© JUNGE FREIHEIT Verlag GmbH & Co.  www.jungefreiheit.de  16/10 16. April 2010

CD: Trip-Hop
Im Getöse
Michael Wiesberg

Sie sind so suggestiv-melancholisch und innovativ in ihrer Musik wie seit eh und je: Massive Attack, die Trip-Hop-Band aus dem englischen Bristol, die neben Portishead – die freilich direkt von „Massive Attack“ beeinflußt wurden – wohl zu den tonangebenden Bands ihres Genres gehören. Dazu zählen auch anspruchsvolle Musikvideos, die Massive Attack ähnlich detailversessen produzieren wie ihre Alben.

Für Schnellschüsse sind die Soundkünstler – das sind heute vor allem Robert Del Naja und Grant Marshall – nicht zu haben. In der Regel liegen gut drei oder mehr Jahre zwischen ihren Produktionen. So ist es auch diesmal: Sieben Jahre nach ihrer letzten Einspielung „100th Window“ (2003) erschien jetzt ihre neue Scheibe „Heligoland“ (Virgin Records). Der bemerkenswerte Titel, der sich direkt auf die deutsche Nordseeinsel Helgoland bezieht, könnte stellvertretend dafür stehen, daß sich Massive Attack als Fels im Klanggetöse verstehen.
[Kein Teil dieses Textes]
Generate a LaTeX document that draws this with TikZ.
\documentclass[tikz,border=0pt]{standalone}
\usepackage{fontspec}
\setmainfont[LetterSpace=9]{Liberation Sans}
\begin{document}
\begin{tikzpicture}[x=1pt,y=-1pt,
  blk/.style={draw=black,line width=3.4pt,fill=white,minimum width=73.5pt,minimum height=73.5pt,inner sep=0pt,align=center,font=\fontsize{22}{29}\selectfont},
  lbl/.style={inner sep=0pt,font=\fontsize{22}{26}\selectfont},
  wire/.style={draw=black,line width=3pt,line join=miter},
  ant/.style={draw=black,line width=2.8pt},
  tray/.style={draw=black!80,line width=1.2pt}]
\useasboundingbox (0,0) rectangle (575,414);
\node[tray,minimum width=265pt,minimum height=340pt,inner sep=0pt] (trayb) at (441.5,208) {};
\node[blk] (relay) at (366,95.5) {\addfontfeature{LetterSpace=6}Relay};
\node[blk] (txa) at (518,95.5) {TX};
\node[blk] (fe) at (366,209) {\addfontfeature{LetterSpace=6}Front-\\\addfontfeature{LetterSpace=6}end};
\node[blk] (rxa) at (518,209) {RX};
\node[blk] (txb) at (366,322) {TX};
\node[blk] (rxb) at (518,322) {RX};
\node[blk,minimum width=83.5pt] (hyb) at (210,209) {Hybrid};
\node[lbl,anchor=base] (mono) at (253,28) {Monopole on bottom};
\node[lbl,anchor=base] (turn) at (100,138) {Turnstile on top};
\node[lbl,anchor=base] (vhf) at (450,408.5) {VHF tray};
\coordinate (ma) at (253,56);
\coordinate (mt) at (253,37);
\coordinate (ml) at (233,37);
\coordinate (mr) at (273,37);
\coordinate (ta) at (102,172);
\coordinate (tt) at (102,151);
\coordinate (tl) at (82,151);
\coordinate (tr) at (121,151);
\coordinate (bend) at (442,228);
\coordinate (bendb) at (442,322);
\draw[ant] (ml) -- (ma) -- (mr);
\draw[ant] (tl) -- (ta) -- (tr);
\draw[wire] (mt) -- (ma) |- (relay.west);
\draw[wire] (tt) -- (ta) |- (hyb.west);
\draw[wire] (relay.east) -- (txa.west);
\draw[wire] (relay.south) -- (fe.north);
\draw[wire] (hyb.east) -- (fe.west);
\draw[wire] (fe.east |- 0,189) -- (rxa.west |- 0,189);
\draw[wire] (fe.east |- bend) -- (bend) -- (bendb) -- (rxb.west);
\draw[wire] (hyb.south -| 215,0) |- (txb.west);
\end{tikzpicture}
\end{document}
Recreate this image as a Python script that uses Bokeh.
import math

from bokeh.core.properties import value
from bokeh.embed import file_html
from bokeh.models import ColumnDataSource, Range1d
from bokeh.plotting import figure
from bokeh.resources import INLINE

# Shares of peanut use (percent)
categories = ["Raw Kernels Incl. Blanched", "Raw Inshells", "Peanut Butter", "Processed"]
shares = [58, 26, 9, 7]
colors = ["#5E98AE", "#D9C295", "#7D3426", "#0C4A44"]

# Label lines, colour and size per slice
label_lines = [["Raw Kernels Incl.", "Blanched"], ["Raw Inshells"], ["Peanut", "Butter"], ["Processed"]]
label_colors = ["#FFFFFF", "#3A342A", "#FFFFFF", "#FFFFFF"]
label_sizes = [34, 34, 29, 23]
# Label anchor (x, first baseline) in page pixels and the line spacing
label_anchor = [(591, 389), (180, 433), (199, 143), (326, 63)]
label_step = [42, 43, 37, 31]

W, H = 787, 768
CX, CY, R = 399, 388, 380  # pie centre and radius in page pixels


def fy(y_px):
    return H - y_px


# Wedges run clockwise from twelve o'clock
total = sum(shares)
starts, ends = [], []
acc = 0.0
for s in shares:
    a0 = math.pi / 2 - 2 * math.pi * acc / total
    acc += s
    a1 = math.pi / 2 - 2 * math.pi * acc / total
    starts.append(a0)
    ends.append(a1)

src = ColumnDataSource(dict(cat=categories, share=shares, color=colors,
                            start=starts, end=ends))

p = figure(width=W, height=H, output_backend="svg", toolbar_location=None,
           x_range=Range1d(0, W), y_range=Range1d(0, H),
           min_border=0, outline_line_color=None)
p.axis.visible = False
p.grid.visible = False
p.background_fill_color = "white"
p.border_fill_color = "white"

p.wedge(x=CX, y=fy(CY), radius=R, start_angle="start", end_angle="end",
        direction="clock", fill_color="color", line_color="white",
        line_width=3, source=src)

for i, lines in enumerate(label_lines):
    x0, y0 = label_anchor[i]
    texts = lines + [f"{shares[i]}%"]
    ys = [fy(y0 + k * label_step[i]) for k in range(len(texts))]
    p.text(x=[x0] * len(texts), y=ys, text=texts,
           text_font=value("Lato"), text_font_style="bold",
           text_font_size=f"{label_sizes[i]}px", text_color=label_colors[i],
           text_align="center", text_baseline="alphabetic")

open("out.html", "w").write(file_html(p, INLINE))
Auch diesmal haben Massive Attack wieder eine Reihe von Gastsängern ins Studio geholt und neue Möglichkeiten ausgelotet. Mit dabei sind zum Beispiel der Reggae-Sänger Horace Andy, Damon Albarn (Blur, Gorillaz), Tude Abebimpe (TV On the Radio), Guy Garvey (Elbow) oder die Trip-Hop-Größe Martina Topley-Bird. Die Vokalpassagen sind in genau ausgetüftelte Sound-Landschaften eingebettet, an deren Details Robert Del Naja minutiös arbeitet, was in der Summe den typischen Massive-Attack-Sound ergibt. Bereits das Auftaktstück „Pray for Rain“ zieht den Hörer mit seinem langsamen, groovenden Beats in einen Bann, der ihn bis zum Ende nicht mehr losläßt.

Kein Zweifel: Die Bristoler Musiker haben in den 20 Jahren ihres Bestehens nichts an Innovationsfähigkeit eingebüßt. 1990 erschien mit „Daydreaming“ eine erste Single, der sich 1991 ein Album anschloß, das Massive Attack mit einem Schlag bekannt machte. „Blue Lines“, eine Mischung aus Hip-Hop, Elektro und Soul, gilt bis heute als eines der innovativsten Alben überhaupt. Auf ähnlichem Niveau folgte 1994 das Album „Protection“; dann wurde der Sound auf „Mezzanine“ (1998) deutlich düsterer. Hier wurden zum ersten Mal E-Gitarren eingesetzt; Massive Attack setzten zweifelsohne neue Akzente, was unter anderem dazu führte, daß Attack-Mitgründer Andrew Vowles die Band verließ.

Del Naja und Marshall machten indes auf der von „Mezzanine“ vorgegebenen Linie weiter, was sich auch auf dem Folgealbum „100th Window“ niederschlagen sollte: komplexe elektronische Soundlandschaften und eine melancholisch-düstere Atmosphäre, gepaart mit dem Gesang von zum Beispiel Sinéad O’Connor und Horace Andy. Der eingeschlagene Weg erwies sich als erfolgreich, zählt doch das US-Musikmagazin Rolling Stone sowohl „Blue Lines“ als auch „Mezzanine“ zu den „500 besten Alben aller Zeiten“.

Der Bandname Massive Attack wird nicht, wie es scheinbar naheliegt, mit „Flächenbombardement“ übersetzt, sondern als „Publikumsattacke“; „massive“ soll auf Patois nämlich „Publikum“ bedeuten. Patois ist eine auf Jamaika, Costa Rica und Panama verbreitete Kreolsprache mit englischen Wurzeln. Sie wird auch in Kanada, der Dominikanischen Republik, dem Vereinigten Königreich und in den USA gesprochen.